Navigating the Financial Crossroads: Debt vs. Investment
For many men, the path to financial security is paved with a fundamental question: should I funnel my extra cash into paying down debt, or should I invest it to grow my wealth? This isn’t a simple either/or proposition, but rather a nuanced decision influenced by individual circumstances, financial goals, and risk tolerance. Understanding the merits of each approach is crucial for making informed choices that align with your long-term aspirations.

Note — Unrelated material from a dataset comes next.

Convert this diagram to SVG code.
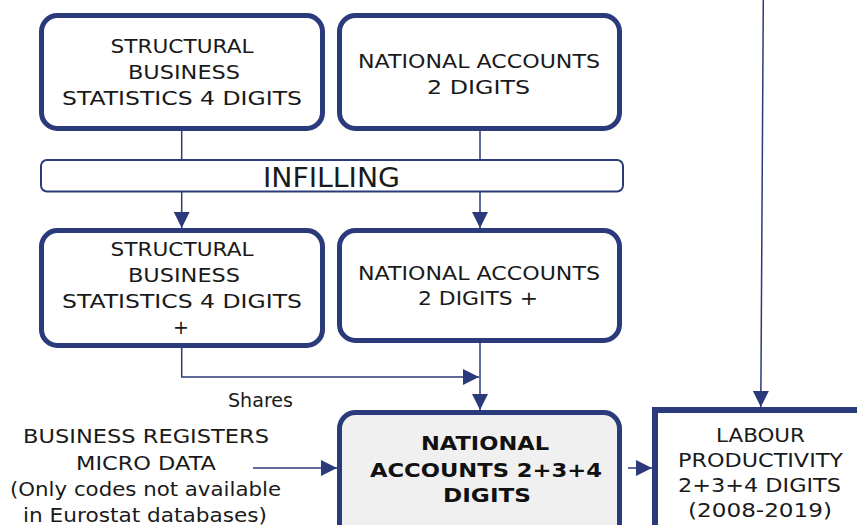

The Case for Aggressive Debt Repayment
Prioritizing debt repayment, especially high-interest debt, offers a guaranteed return on investment equal to the interest rate you avoid. Credit card debt, for instance, often carries interest rates upwards of 15-20% annually. Paying off a $5,000 credit card balance at 20% interest is equivalent to earning a risk-free 20% return on your money – a return rarely matched consistently in the investment world.
Beyond the raw numbers, eliminating debt provides immense psychological benefits. The freedom from monthly payments, the reduction of financial stress, and the clear path to allocating future income towards savings and investments can be incredibly empowering. For some, the peace of mind derived from a debt-free existence outweighs the potential for higher investment returns, especially if they are risk-averse or burdened by significant liabilities like personal loans or car payments with high rates.
The Power of Investing for Wealth Growth
On the flip side, investing is the engine of long-term wealth creation. The magic of compounding returns allows your money to grow exponentially over time. Historically, the stock market has provided average annual returns of around 7-10% (adjusted for inflation) over long periods. Delaying investment means missing out on valuable time for your money to grow, especially for younger men who have decades ahead for their investments to mature.

Investing isn’t just about stocks; it includes retirement accounts like 401(k)s and IRAs, which often come with tax advantages and, in the case of 401(k)s, potential employer matching contributions. Missing out on an employer match is essentially leaving free money on the table, a guaranteed 50% or 100% return on your contribution, which almost always trumps paying down even high-interest debt.
Striking a Balance: A Hybrid Approach
For most men, the optimal strategy isn’t an all-or-nothing approach but a balanced hybrid. Here’s a common framework:
- Build an Emergency Fund: Start by squirreling away 3-6 months’ worth of living expenses in a readily accessible savings account. This safety net prevents future debt accumulation in case of unforeseen circumstances.
- Capture Employer Match: If your employer offers a 401(k) match, contribute at least enough to get the full match. This is immediate, free money for your retirement.
- Attack High-Interest Debt: Aggressively pay down any debt with an interest rate above 7-8%. This includes credit cards, payday loans, and high-interest personal loans. The guaranteed return from avoiding these high-interest payments is hard to beat.
- Simultaneous Investing for Lower-Interest Debt: Once high-interest debt is managed, compare the interest rate on your remaining debt (e.g., student loans, mortgages below 5-6%) with the expected long-term returns from investing. Many financial advisors suggest that if your debt interest rate is lower than the historical average market return, you might be better off investing.

Key Factors to Consider
- Age and Time Horizon: Younger men have more time for investments to compound, making early investing very powerful. Older men closer to retirement might prioritize debt elimination for security.
- Risk Tolerance: If the thought of market fluctuations keeps you up at night, aggressively paying down debt offers a tangible, risk-free return and peace of mind.
- Current Debt Load: A man with overwhelming credit card debt will have a different priority than one with only a low-interest mortgage.
- Financial Goals: Are you saving for a down payment on a house, early retirement, or just general financial security? Your goals will dictate the best strategy.

Making the Right Choice for Your Future
There’s no single right answer to the debt vs. investment dilemma. It requires an honest assessment of your current financial situation, your comfort level with risk, and your long-term aspirations. By understanding the principles behind each strategy and considering the key factors at play, men can confidently develop a personalized financial plan that systematically reduces debt while building a robust foundation for wealth growth. Regularly review your plan, adjust as life changes, and seek advice from a financial professional if needed to ensure you’re always on the optimal path.